Talk on Tyler Collins

Conquering the Scheduler

Tue, 22 Mar 2022 00:50:54 -0400

Coming from a slightly different angle this time, I found that researchers were often isolating themselves to less (strictly fewer!) resources on HPC systems by not investigating what the node feature mixture looked like.

As such this talk was created to help direct potentially abstract development efforts towards optimizing for which feature sets are most available on a HPC cluster.

Below is my abstract for the talk as well as the recording:

“Determining the optimal job configuration for a given workload on HPC systems can be a difficult problem. Researchers often have different job needs, different responsiveness requirements, and different scales. This webinar will discuss these differences and how to investigate making the scheduler as responsive as possible. Topics will include whole node scheduling, by core MPI jobs, GLOST, META, and more. This presentation will assume basic knowledge of job submission, and the Linux environment. Practical examples will be discussed and used as introductions to new tools to maximize performance on the general purpose systems. Open questions will be allowed at the end of the seminar.”

Pandas Recipes for New Python Users

Mon, 21 Mar 2022 19:16:48 -0400

Eventually I got to the point in data analytics where keeping things in lists, or list of lists was no longer quite cutting it. My processing was slowly starting to grind to a halt, and things were getting way too abstract.

I decide to call up a friend who had worked in the business longer than me and they suggested “pandas”. I was vaguely familiar as users/clients had used it in the past. A “DataFrame” did sound like it would take care of a lot of my problems after reading the documentation casually…

Fast forward a year and pandas is now core to everything I do in Python. Couldn’t live without it anymore, and as such my second talk at SHARCNET was about pandas.

Below is my abstract for the talk as well as the recording:

“Often programmers find themselves in need of an effective way of working with “labeled” data. In the case of Python, Pandas is the most mature and reliable package that interacts effectively with other well known packages such as NumPy, and TensorFlow. As a package, Pandas is said to provide “fast, flexible, and expressive data structures” for what is known as “labeled data”. Features include: easy handling of missing data points, grouping functionality, simple indexing, time series support, numerous conversion functions, and more. This webinar will provide a basic introduction on how to install Pandas, a discussion of its strengths and various use cases, and lastly a demonstration of various common operations (recipes) that occur with labeled data. Experience with beginner Python concepts will be expected, while familiarity with Jupyter notebooks will be helpful. Webinar material and code will be made available on GitHub for future reference.”

Cython: A First Look

Sun, 20 Mar 2022 14:40:38 -0400

Back when I first got hired at SHARCNET, I used a lot of Python. I mean a lot. What this meant is that I quickly became the lightning rod for all Python related questions (and commentary).

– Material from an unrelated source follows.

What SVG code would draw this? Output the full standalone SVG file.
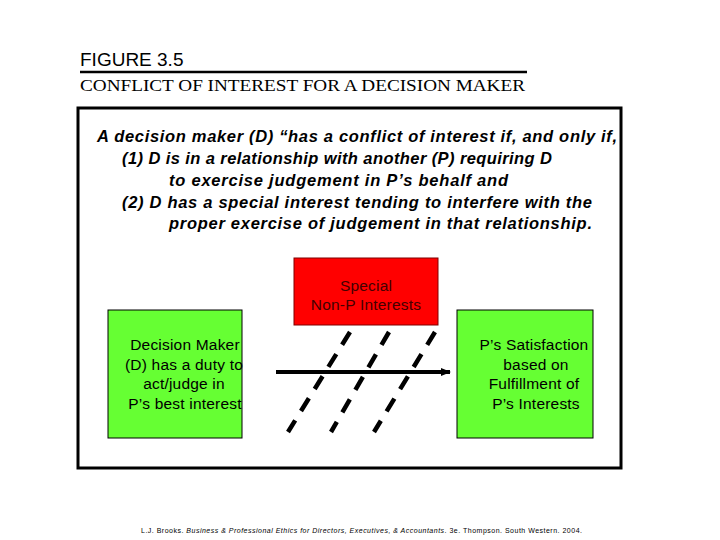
<svg xmlns="http://www.w3.org/2000/svg" width="720" height="540" viewBox="0 0 720 540">
<style>
.t{font-family:"Liberation Sans",Arial,sans-serif;fill:#000}
.b{font-family:"Liberation Sans",Arial,sans-serif;font-size:16.5px;font-weight:bold;font-style:italic}
.n{font-family:"Liberation Sans",Arial,sans-serif;font-size:15.5px;text-anchor:middle;letter-spacing:0.2px}
.d{stroke:#000;stroke-width:4.5;stroke-dasharray:15,11;fill:none}
</style>
<defs><marker id="ah" markerWidth="10" markerHeight="8" refX="9" refY="4" orient="auto" markerUnits="userSpaceOnUse"><path d="M0,0L10,4L0,8z" fill="#000"/></marker></defs>
<rect width="720" height="540" fill="#fff"/>
<text class="t" x="80" y="66" font-size="19">FIGURE 3.5</text>
<line x1="80" y1="72" x2="527" y2="72" stroke="#000" stroke-width="2.5"/>
<text x="80" y="91" font-family="Liberation Serif,serif" font-size="16" textLength="445" lengthAdjust="spacingAndGlyphs">CONFLICT OF INTEREST FOR A DECISION MAKER</text>
<rect x="78" y="108" width="543" height="360" fill="none" stroke="#000" stroke-width="3"/>
<g id="statement">
<text class="b" x="97" y="142" textLength="520">A decision maker (D) “has a conflict of interest if, and only if,</text>
<text class="b" x="122" y="164" textLength="430">(1) D is in a relationship with another (P) requiring D</text>
<text class="b" x="169" y="186" textLength="339">to exercise judgement in P’s behalf and</text>
<text class="b" x="122" y="208" textLength="470">(2) D has a special interest tending to interfere with the</text>
<text class="b" x="169" y="229" textLength="423">proper exercise of judgement in that relationship.</text>
</g>
<g id="special">
<rect x="294" y="258" width="144" height="67" fill="#ff0000" stroke="#800000"/>
<text class="n" x="366" y="291" fill="#400">Special</text>
<text class="n" x="366" y="310" fill="#400">Non-P Interests</text>
</g>
<g id="dm">
<rect x="108" y="310" width="134" height="128" fill="#66ff33" stroke="#000"/>
<text class="n" x="185" y="350">Decision Maker</text>
<text class="n" x="184" y="370">(D) has a duty to</text>
<text class="n" x="184" y="389">act/judge in</text>
<text class="n" x="185" y="409">P’s best interest</text>
</g>
<g id="ps">
<rect x="457" y="310" width="136" height="128" fill="#66ff33" stroke="#000"/>
<text class="n" x="534" y="350">P’s Satisfaction</text>
<text class="n" x="536" y="370">based on</text>
<text class="n" x="534" y="389">Fulfillment of</text>
<text class="n" x="536" y="409">P’s Interests</text>
</g>
<g id="connectors">
<line x1="276" y1="372" x2="450" y2="372" stroke="#000" stroke-width="4" marker-end="url(#ah)"/>
<line class="d" x1="350" y1="332" x2="288" y2="432"/>
<line class="d" x1="389" y1="332" x2="331" y2="432"/>
<line class="d" x1="435" y1="332" x2="374" y2="432"/>
</g>
<text x="141" y="533" font-family="Liberation Sans,Arial,sans-serif" font-size="7" textLength="441">L.J. Brooks. <tspan font-style="italic">Business &amp; Professional Ethics for Directors, Executives, &amp; Accountants</tspan>. 3e. Thompson. South Western. 2004.</text>
</svg>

During a fun Friday chat, a colleague remarked that Python was on average 40x slower than C++. I defended my current language of choice saying it was better than that, surely. To make a long story short, I was wrong. It really is about 40x slower depending on the problem. Determined to prove myself capable, and my language of choice a bit more defensible, I decided to look into ways to make Python faster.

I eventually landed on Cython. Turns out the best way to make Python faster was to use as much C++ as possible.

Below is my abstract for the talk as well as the recording:

“Often we write programs in Python for convenience, not for speed. When work becomes elevated to High Performance Computing (HPC) environments, speed once again becomes a concern. Cython is an extension of Python which allows functions to be compiled as C (or C++) and recover the significant performance trade-offs of Python. Cython achieves this by supporting calling C functions, declaring of type information, as well as providing access to C++ STL functionality. Popular packages and libraries that take advantage of Cython include: TensorFlow, OpenCV, NumPy, Pandas, and more. This webinar will cover a basic introduction to Cython, a demo translating vanilla Python into Cython, followed by a short demo of how to run Cython in our own Compute Canada HPC environments. Experience with Python will be expected, while familiarity with C/C++ and Jupyter notebooks will be helpful. Webinar material and code will be made available on GitHub for reference.”